Fariña: New science guidelines on the way

City schools will soon have new science curriculum guidelines to follow, Chancellor Carmen Fariña said Monday.

Next week, the city will release a new framework for what students should be learning in science from kindergarten through high school, Fariña said. The release will come almost a year after the city retooled its social studies curriculum and developed a similar framework for teachers, and reflects Fariña’s interest in the specifics of the instruction taking place in city classrooms.

Fariña said that educators will have access to various resources over the summer to ensure that they understand the new outline, and that principals will be held accountable for following it.

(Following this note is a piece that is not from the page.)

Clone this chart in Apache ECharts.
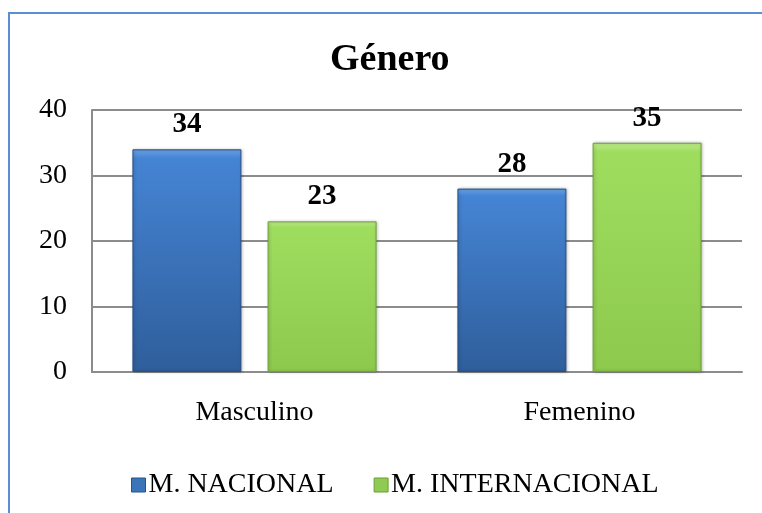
<!DOCTYPE html>
<html>
<head>
<meta charset="utf-8">
<script src="https://cdn.jsdelivr.net/npm/echarts@6/dist/echarts.min.js"></script>
<style>
  html, body { margin: 0; padding: 0; background: #fff; }
  #chart { width: 762px; height: 513px; }
</style>
</head>
<body>
<div id="chart"></div>
<script>
  // datos
  var categorias = ['Masculino', 'Femenino'];
  var nacional = [34, 28];
  var internacional = [23, 35];
  var yTicks = [0, 10, 20, 30, 40];

  var fuente = '"Liberation Serif", "Times New Roman", serif';

  // degradado vertical con borde superior claro (bisel)
  function bisel(luz, arriba, abajo) {
    return {
      type: 'linear', x: 0, y: 0, x2: 0, y2: 1,
      colorStops: [
        {offset: 0, color: luz},
        {offset: 0.04, color: arriba},
        {offset: 1, color: abajo}
      ]
    };
  }

  var chart = echarts.init(document.getElementById('chart'));
  var option = {
    animation: false,
    backgroundColor: '#fff',
    graphic: [{
      type: 'rect',
      shape: {x: 9, y: 13, width: 800, height: 600},
      style: {fill: 'none', stroke: '#5b8ed3', lineWidth: 2},
      z: 100
    }],
    title: {
      text: 'Género',
      left: 325,
      top: 36,
      textStyle: {fontFamily: fuente, fontSize: 38, fontWeight: 'bold', color: '#000'}
    },
    legend: {
      top: 466,
      left: 126,
      itemWidth: 14,
      itemHeight: 14,
      itemGap: 40,
      icon: 'rect',
      textStyle: {fontFamily: fuente, fontSize: 28, color: '#000', padding: [0, 0, 0, -2]},
      data: [
        {name: 'M. NACIONAL', itemStyle: {color: '#3c74ba', borderColor: '#28528a', borderWidth: 1}},
        {name: 'M. INTERNACIONAL', itemStyle: {color: '#8fca52', borderColor: '#6b9f34', borderWidth: 1}}
      ]
    },
    grid: {left: 92, right: 20, top: 110, bottom: 141, containLabel: false},
    xAxis: {
      type: 'category',
      data: categorias,
      axisLine: {lineStyle: {color: '#8c8c8c', width: 2}},
      axisTick: {show: false},
      axisLabel: {fontFamily: fuente, fontSize: 28, color: '#000', margin: 27}
    },
    yAxis: {
      type: 'value',
      min: yTicks[0],
      max: yTicks[yTicks.length - 1],
      interval: 10,
      axisLine: {show: true, lineStyle: {color: '#8c8c8c', width: 2}},
      axisTick: {show: false},
      splitLine: {lineStyle: {color: '#8c8c8c', width: 2}},
      axisLabel: {fontFamily: fuente, fontSize: 28, color: '#000', margin: 25}
    },
    series: [
      {
        name: 'M. NACIONAL',
        type: 'bar',
        data: nacional,
        barWidth: 109,
        barGap: '24%',
        itemStyle: {
          color: bisel('#6aa3e6', '#4584d4', '#2f5e9b'),
          borderColor: '#284f82',
          borderWidth: 1,
          shadowColor: 'rgba(0,0,0,0.25)',
          shadowBlur: 3,
          shadowOffsetX: 1
        },
        label: {
          show: true, position: 'top', distance: 10,
          fontFamily: fuente, fontSize: 29, fontWeight: 'bold', color: '#000'
        }
      },
      {
        name: 'M. INTERNACIONAL',
        type: 'bar',
        data: internacional,
        barWidth: 109,
        itemStyle: {
          color: bisel('#bdeb8c', '#9fdd5f', '#8cc94c'),
          borderColor: '#6e9f38',
          borderWidth: 1,
          shadowColor: 'rgba(0,0,0,0.25)',
          shadowBlur: 3,
          shadowOffsetX: 1
        },
        label: {
          show: true, position: 'top', distance: 10,
          fontFamily: fuente, fontSize: 29, fontWeight: 'bold', color: '#000'
        }
      }
    ]
  };
  chart.setOption(option);
</script>
</body>
</html>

“We will have workshops for teachers in social studies and science that stem around these Scope and Sequence, but the expectations will be very, very clear,” Fariña said. Schools in the city’s “Renewal” turnaround program will have even stricter oversight, she noted, referring to the writing program the city is rolling out in many of the struggling schools.

Fariña’s remarks came at a summit hosted by The Atlantic in Washington, D.C, where she also touched on her interest in working with some of the city’s independent charter schools. She is planning to attend the graduation ceremony of Broome Street Academy, a charter high school in downtown Manhattan that serves at-risk teens, many of whom are homeless or in foster care. Earlier this spring, she visited the school, calling it one of her most “inspiring” school visits.

She also mentioned that she had worked to connect another independent charter school, which she did not name, with some city training for working with English language learners, and said that she had recently met with heads of the city’s parochial schools.

Meanwhile, Uncommon Schools, one of the city’s large charter school networks, is going to be expanding its work with new teachers that it has been piloting in Brooklyn’s District 23, she said.

“All children I believe are part of New York City, and all of them are going to be the future of our city, so I work collaboratively with many of them,” Fariña said.